The kids curse. They jostle for the front seat. They argue over the radio. They ask Acton for soda. Snatch up all the packages of coffee cakes and honey buns - probably more than they should have.

By the time they arrive at Patterson Park, Acton's voice has grown hoarse, but he's still smiling.

"I really realized: These kids basically didn't have parents," Acton said. "When you have a single mom on drugs, the kids don't have parents. The drug addiction really kills their self-esteem. You want to work with them so they don't drop out of school and start selling drugs on a corner."

It's 10:30 a.m. on a recent Sunday inside the building that houses the ice rink, and the 42 children that attend each week are suiting up. A network of volunteers, including Baltimore Youth Hockey board members, Stanley Cup winners and high school ice hockey players, transports them from home to the rink to teach them how to play.

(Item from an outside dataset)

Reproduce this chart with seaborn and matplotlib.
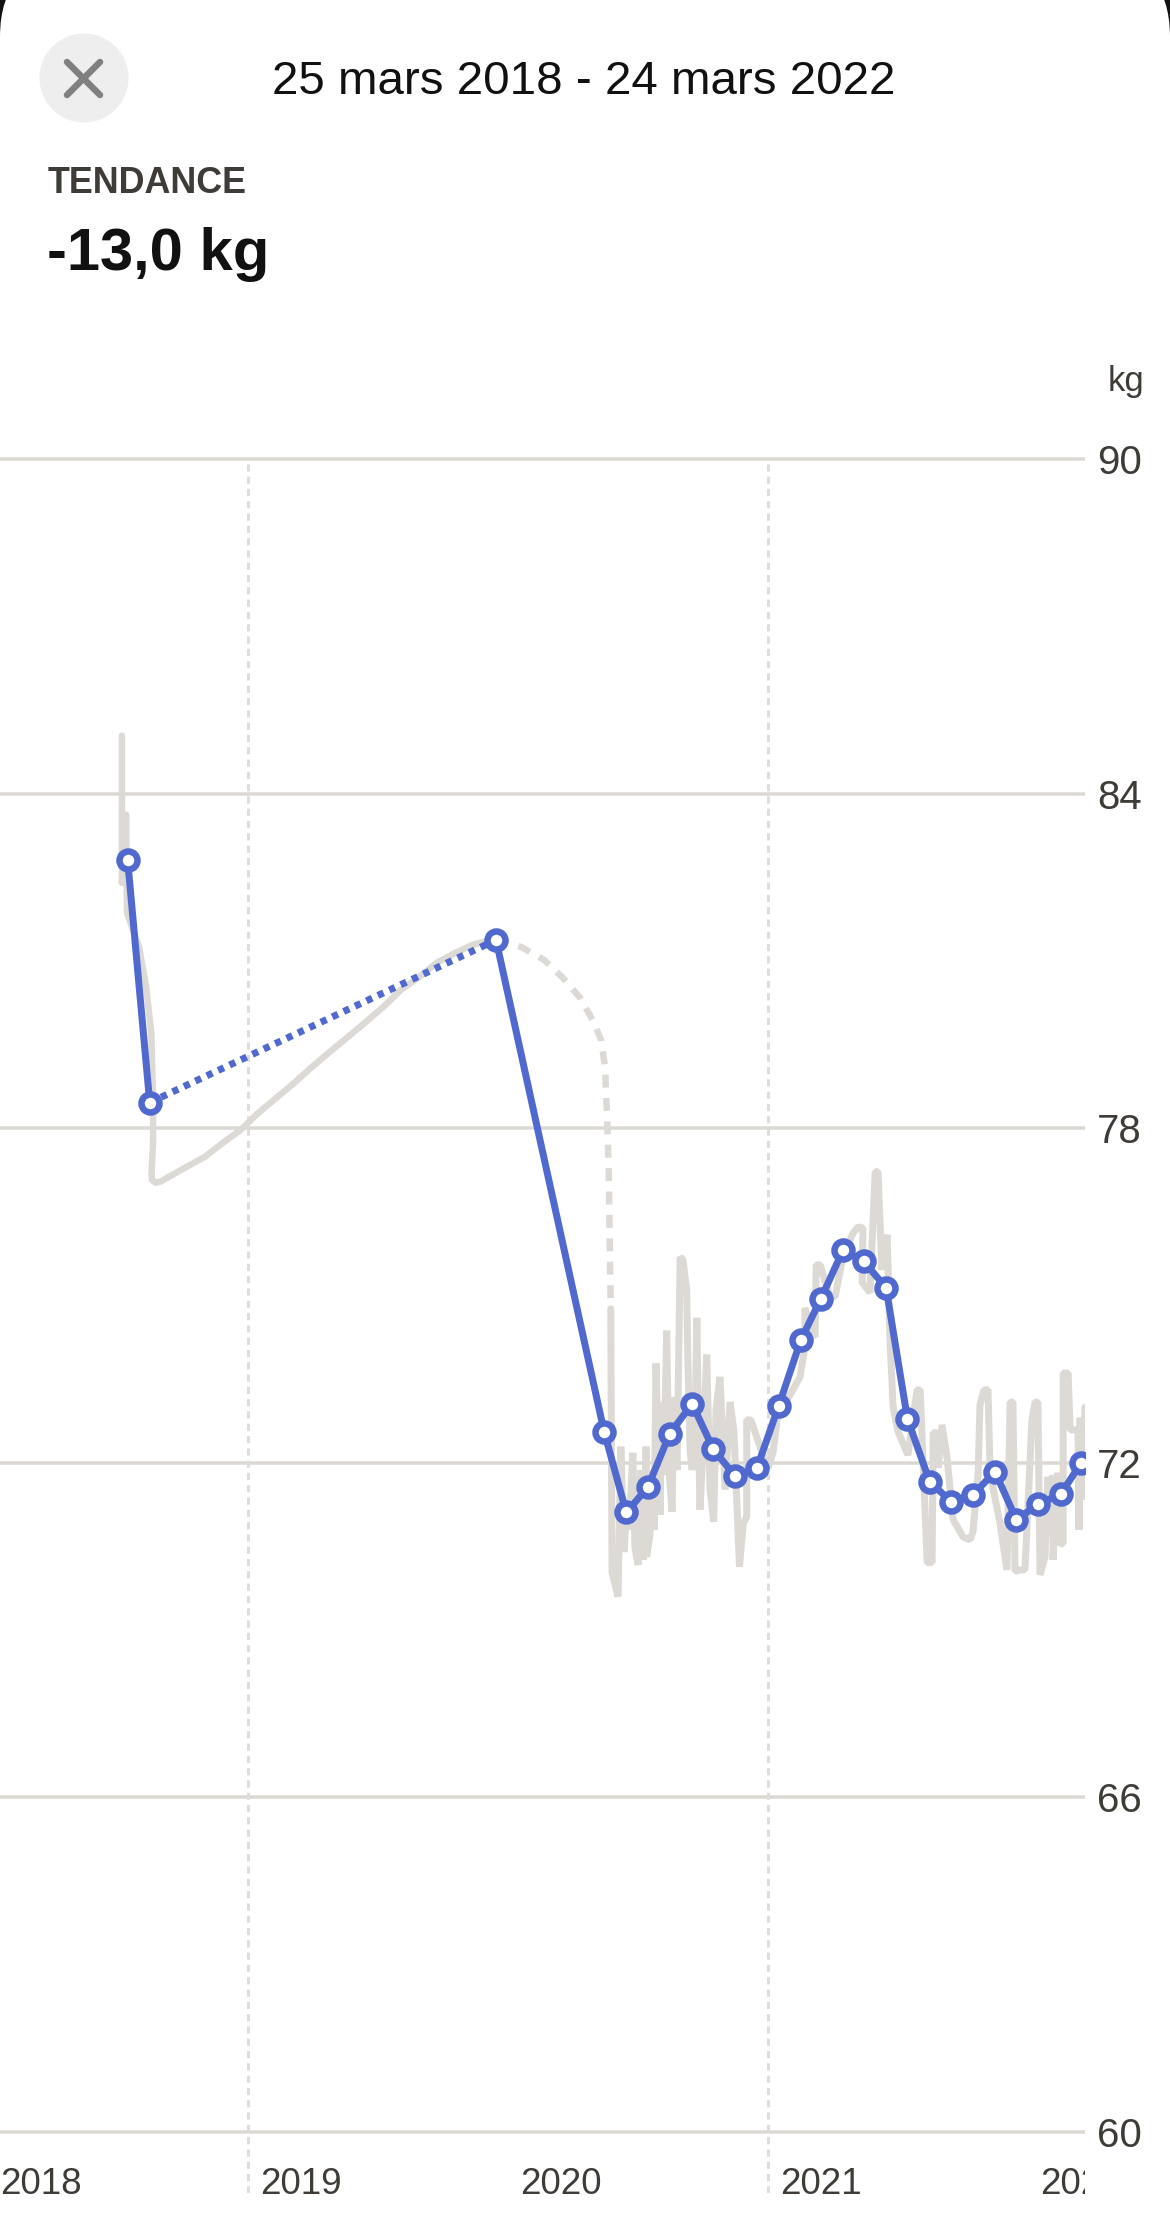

Donna Brust, vice president of Baltimore Youth Hockey, attends practice each week.

"You get hooked in," Brust said. "You get attached to these kids. They call me on my cell phone."

Her son, Pat, 16, a junior at Calvert Hall College High School in Towson and a player on his school's ice hockey team, volunteers each week.

"The hugs," she added. "They love to get hugs. You have to wonder why getting hugs is so important to them."

Playing ice hockey is just one component of what the kids do. Three times weekly, Acton, some of the coaches and volunteers hold squad sessions, where they play games and talk about the issues that affect the kids' lives.

"We're trying to encourage the kids to talk about themselves and their experiences," Acton said. "To make them feel comfortable talking about themselves."